Most SLAs focus on visible, time-bound metrics:
- Dispatch speed: Meeting strict daily cut-off times (e.g. 2pm)
- Delivery promises: Hitting carrier targets (Next Day vs Standard)
- Order accuracy: Zero error rates in picking and labelling
- Response times: Resolving client queries quickly
On paper, these metrics look manageable. In practice, they are increasingly exposed to upstream delays, system blind spots, and carrier performance variability. As volume grows, even minor inefficiencies can cascade into SLA failures across multiple clients at once.
The Hidden Causes of Failure
In reality, many SLA breaches occur long before picking and packing begins.
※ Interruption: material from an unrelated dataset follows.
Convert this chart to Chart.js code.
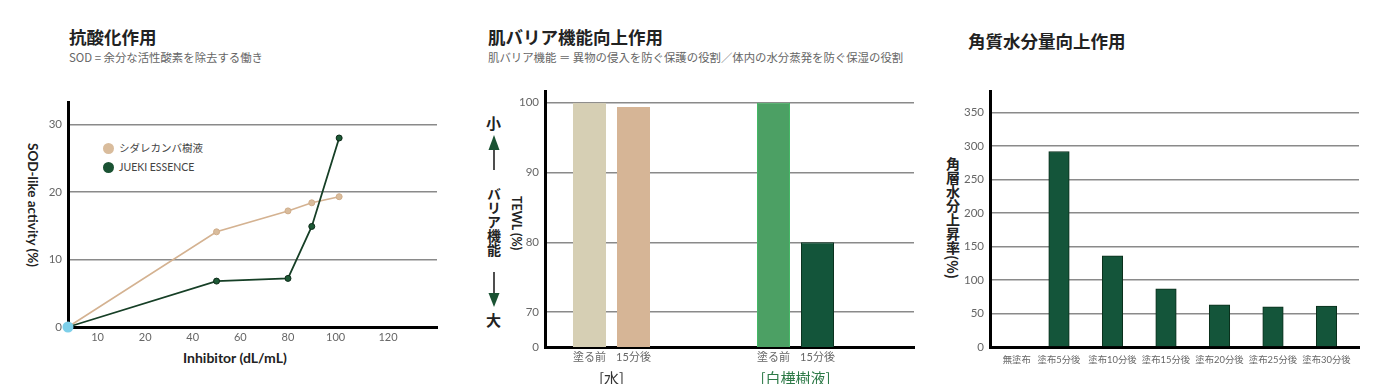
<!DOCTYPE html>
<html><head><meta charset="utf-8">
<script src="https://cdn.jsdelivr.net/npm/chart.js@4/dist/chart.umd.min.js"></script>
<style>
html,body{margin:0;padding:0;background:#fff;}
body{width:1400px;height:384px;position:relative;overflow:hidden;font-family:'Noto Sans CJK JP',sans-serif;}
.t{position:absolute;white-space:nowrap;}
.title{font-size:17.5px;font-weight:700;color:#222;line-height:20px;}
.sub{font-size:11.4px;color:#666;line-height:14px;}
.vt{position:absolute;writing-mode:vertical-rl;white-space:nowrap;}
.lat{font-family:Lato,'Noto Sans CJK JP',sans-serif;font-weight:700;color:#222;}
.lg{position:absolute;white-space:nowrap;font-family:Lato,'Noto Sans CJK JP',sans-serif;font-size:10.5px;color:#444;line-height:13px;}
.lg span{position:absolute;left:-16px;top:1px;width:11px;height:11px;border-radius:50%;}
canvas{position:absolute;}
</style></head>
<body>
<div class="t title" style="left:69px;top:27px">抗酸化作用</div>
<div class="t sub" style="left:69px;top:50px">SOD = 余分な活性酸素を除去する働き</div>
<div class="t title" style="left:488px;top:27px">肌バリア機能向上作用</div>
<div class="t sub" style="left:488px;top:50px">肌バリア機能 ＝ 異物の侵入を防ぐ保護の役割／体内の水分蒸発を防ぐ保湿の役割</div>
<div class="t title" style="left:968px;top:31px">角質水分量向上作用</div>

<div class="vt lat" style="left:25px;top:143px;font-size:13.5px;line-height:16px;">SOD-like activity (%)</div>
<div class="t lat" style="left:183px;top:350px;font-size:14px;line-height:16px;">Inhibitor (dL/mL)</div>

<div id="legend1"></div>

<div class="t" style="left:486px;top:114px;font-size:15px;font-weight:700;line-height:18px;color:#222;">小</div>
<div class="vt" style="left:486px;top:187px;font-size:14px;font-weight:700;line-height:16px;color:#222;">バリア機能</div>
<div class="t" style="left:486px;top:311px;font-size:15px;font-weight:700;line-height:18px;color:#222;">大</div>
<svg style="position:absolute;left:484px;top:130px" width="20" height="180" viewBox="484 130 20 180">
  <line x1="494" y1="148" x2="494" y2="170" stroke="#222" stroke-width="1.6"/>
  <polygon points="494,135 488.5,150 499.5,150" fill="#1a5233"/>
  <line x1="494" y1="272" x2="494" y2="295" stroke="#222" stroke-width="1.6"/>
  <polygon points="488.5,293 499.5,293 494,307" fill="#1a5233"/>
</svg>
<div class="vt lat" style="left:509px;top:196px;font-size:12.5px;line-height:14px;">TEWL (%)</div>

<div class="vt" style="left:945px;top:157px;font-size:14px;font-weight:700;line-height:16px;color:#222;">角層水分上昇率(%)</div>

<canvas id="c1" width="460" height="280" style="left:0;top:90px"></canvas>
<canvas id="c2" width="450" height="305" style="left:480px;top:79px"></canvas>
<canvas id="c3" width="460" height="305" style="left:940px;top:79px"></canvas>

<script>
// ---------- data ----------
// Panel 1: SOD-like activity
const SOD_X = [-12.4, 50, 80, 90, 101.5];          // first point = axis origin
const SERIES_NAMES = ['シダレカンバ樹液', 'JUEKI ESSENCE'];
const SHIDARE = [0, 14.1, 17.2, 18.4, 19.3];
const JUEKI = [0, 6.8, 7.2, 14.9, 28.0];
const SOD_Y_TICKS = [0, 10, 20, 30];
const SOD_X_TICKS = [0, 20, 40, 60, 80, 100, 122];
const SOD_X_LABELS = ['10', '20', '40', '60', '80', '100', '120'];

// Panel 2: TEWL
const TEWL_GROUPS = ['[水]', '[白樺樹液]'];
const TEWL_TIMES = ['塗る前', '15分後'];
const TEWL_BEFORE = [100, 100];
const TEWL_AFTER = [99.4, 80];
const TEWL_TICKS = [65, 70, 80, 90, 100];
const TEWL_TICK_LABELS = ['0', '70', '80', '90', '100'];

// Panel 3: moisture increase
const MOIST_LABELS = ['無塗布', '塗布5分後', '塗布10分後', '塗布15分後', '塗布20分後', '塗布25分後', '塗布30分後'];
const MOIST_POS = [0.21, 1, 2, 3, 4, 5, 6];
const MOIST = [0, 292, 136, 87, 63, 60, 61];
const MOIST_TICKS = [0, 50, 100, 150, 200, 250, 300, 350];

// ---------- styles ----------
const FONT = "Lato, 'Noto Sans CJK JP', sans-serif";
const TICK = '#666';
const GRID = '#8a8a8a';

const gridColor = (minV) => (c) => (c.tick && c.tick.value === minV) ? 'rgba(0,0,0,0)' : GRID;
const setTicks = (arr) => (s) => { s.ticks = arr.map(v => ({ value: v })); };

Chart.defaults.font.family = FONT;

// legend (HTML, from series names)
const LEG_COLORS = ['#d9bc9c', '#1a5233'];
const lg = document.getElementById('legend1');
SERIES_NAMES.forEach((n, i) => {
  const d = document.createElement('div');
  d.className = 'lg';
  d.style.left = '119px';
  d.style.top = (141.5 + i * 19) + 'px';
  d.innerHTML = '<span style="background:' + LEG_COLORS[i] + '"></span>' + n;
  lg.appendChild(d);
});

// ---------- chart 1 ----------
new Chart(document.getElementById('c1'), {
  type: 'line',
  data: {
    datasets: [
      { label: 'origin', data: [{ x: SOD_X[0], y: 0 }], showLine: false, pointRadius: 5.5,
        pointBackgroundColor: '#7dcfe9', pointBorderWidth: 0, order: -1, clip: false },
      { label: SERIES_NAMES[1], data: SOD_X.map((x, i) => ({ x, y: JUEKI[i] })),
        borderColor: '#163f26', borderWidth: 1.8, pointRadius: 3, pointBackgroundColor: '#1d5a36',
        pointBorderColor: '#0c2a18', pointBorderWidth: 1, clip: false },
      { label: SERIES_NAMES[0], data: SOD_X.map((x, i) => ({ x, y: SHIDARE[i] })),
        borderColor: '#d4b291', borderWidth: 1.6, pointRadius: 3, pointBackgroundColor: '#d9bc9c',
        pointBorderColor: '#d0ad8a', pointBorderWidth: 1, clip: false }
    ]
  },
  options: {
    responsive: false, animation: false, devicePixelRatio: 1,
    layout: { padding: { top: 10, right: 23, left: 0, bottom: 0 }, autoPadding: false },
    plugins: { legend: { display: false }, tooltip: { enabled: false } },
    scales: {
      x: { type: 'linear', min: SOD_X[0], max: 142.6, offset: false,
        afterBuildTicks: setTicks(SOD_X_TICKS), afterFit: (s) => { s.height = 43; },
        ticks: { callback: (v, i) => SOD_X_LABELS[i], color: TICK, font: { size: 11 }, padding: 4, maxRotation: 0, autoSkip: false },
        grid: { display: false, drawTicks: false }, border: { display: true, color: '#000', width: 3 } },
      y: { type: 'linear', min: 0, max: 33.2,
        afterBuildTicks: setTicks(SOD_Y_TICKS), afterFit: (s) => { s.width = 68; },
        ticks: { color: TICK, font: { size: 11.5 }, padding: 6 },
        grid: { color: gridColor(0), lineWidth: 1.5, drawTicks: false },
        border: { display: true, color: '#000', width: 3 } }
    }
  }
});

// ---------- chart 2 ----------
const subLabels = {
  id: 'subLabels',
  afterDraw(chart) {
    const ctx = chart.ctx;
    ctx.save();
    ctx.font = '11px ' + FONT;
    ctx.fillStyle = TICK;
    ctx.textAlign = 'center';
    ctx.textBaseline = 'middle';
    chart.data.datasets.forEach((ds, di) => {
      chart.getDatasetMeta(di).data.forEach(bar => {
        ctx.fillText(TEWL_TIMES[di], bar.x, chart.chartArea.bottom + 10);
      });
    });
    ctx.restore();
  }
};
new Chart(document.getElementById('c2'), {
  type: 'bar',
  data: {
    datasets: [
      { label: TEWL_TIMES[0], data: TEWL_BEFORE.map((y, i) => ({ x: i + 1, y })),
        backgroundColor: ['#d6cfb4', '#4ca064'], borderColor: ['#d6cfb4', '#45b866'], borderWidth: 1 },
      { label: TEWL_TIMES[1], data: TEWL_AFTER.map((y, i) => ({ x: i + 1, y })),
        backgroundColor: ['#d6b596', '#13553a'], borderColor: ['#d6b596', '#0b3320'], borderWidth: 1 }
    ]
  },
  plugins: [subLabels],
  options: {
    responsive: false, animation: false, devicePixelRatio: 1,
    categoryPercentage: 0.4783, barPercentage: 0.75,
    layout: { padding: { top: 10, right: 16, left: 0, bottom: 0 }, autoPadding: false },
    plugins: { legend: { display: false }, tooltip: { enabled: false } },
    scales: {
      x: { type: 'linear', min: 0.6386, max: 2.644, z: 2, offset: false,
        afterBuildTicks: setTicks([1, 2]), afterFit: (s) => { s.height = 37; },
        ticks: { callback: (v, i) => TEWL_GROUPS[i], color: (c) => c.index === 1 ? '#2d7a47' : '#333',
          font: { size: 15, family: "'Noto Sans CJK JP', sans-serif" }, padding: 22, maxRotation: 0, autoSkip: false },
        grid: { display: false, drawTicks: false, offset: false }, border: { display: true, color: '#000', width: 3 } },
      y: { type: 'linear', min: 65, max: 101.56, z: 1,
        afterBuildTicks: setTicks(TEWL_TICKS), afterFit: (s) => { s.width = 65; },
        ticks: { callback: (v, i) => TEWL_TICK_LABELS[i], color: TICK, font: { size: 11.5 }, padding: 6 },
        grid: { color: gridColor(65), lineWidth: 1.5, drawTicks: false },
        border: { display: true, color: '#000', width: 3 } }
    }
  }
});

// ---------- chart 3 ----------
new Chart(document.getElementById('c3'), {
  type: 'bar',
  data: {
    datasets: [
      { label: '角層水分上昇率', data: MOIST_POS.map((x, i) => ({ x, y: MOIST[i] })),
        backgroundColor: '#14553a', borderColor: '#0a2e1b', borderWidth: 1, barThickness: 20.5 }
    ]
  },
  options: {
    responsive: false, animation: false, devicePixelRatio: 1,
    layout: { padding: { top: 10, right: 41, left: 0, bottom: 0 }, autoPadding: false },
    plugins: { legend: { display: false }, tooltip: { enabled: false } },
    scales: {
      x: { type: 'linear', min: -0.2897, max: 6.6075, z: 2, offset: false,
        afterBuildTicks: setTicks(MOIST_POS), afterFit: (s) => { s.height = 37; },
        ticks: { callback: (v, i) => MOIST_LABELS[i], color: TICK, font: { size: 9.4 }, padding: 7, maxRotation: 0, autoSkip: false },
        grid: { display: false, drawTicks: false, offset: false }, border: { display: true, color: '#000', width: 3 } },
      y: { type: 'linear', min: 0, max: 381, z: 1,
        afterBuildTicks: setTicks(MOIST_TICKS), afterFit: (s) => { s.width = 50; },
        ticks: { color: TICK, font: { size: 11.5 }, padding: 6 },
        grid: { color: gridColor(0), lineWidth: 1.5, drawTicks: false },
        border: { display: true, color: '#000', width: 3 } }
    }
  }
});
</script>
</body></html>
- Dock-to-stock delays are one of the most common contributors. Inbound deliveries may arrive on time, but slow receiving, manual checks, or limited inbound capacity can delay stock availability. When inventory is not made live quickly, outbound orders queue silently, putting dispatch SLAs at risk before the warehouse floor feels busy.
- Returns bottlenecks are another frequent issue. During peak periods, returns are often deprioritised in favour of outbound volume. Inspections, restocking, and refunds slow down, breaching SLAs tied to reverse logistics and damaging the end-customer experience for merchants.
These issues are rarely caused by lack of effort. They stem from processes that rely too heavily on manual oversight and delayed visibility.
The Business Impact
SLA breaches carry a direct and measurable cost. . Penalties, service credits, and refunds erode already thin margins.Over time, repeated failures weaken client confidence, and increase churn risk.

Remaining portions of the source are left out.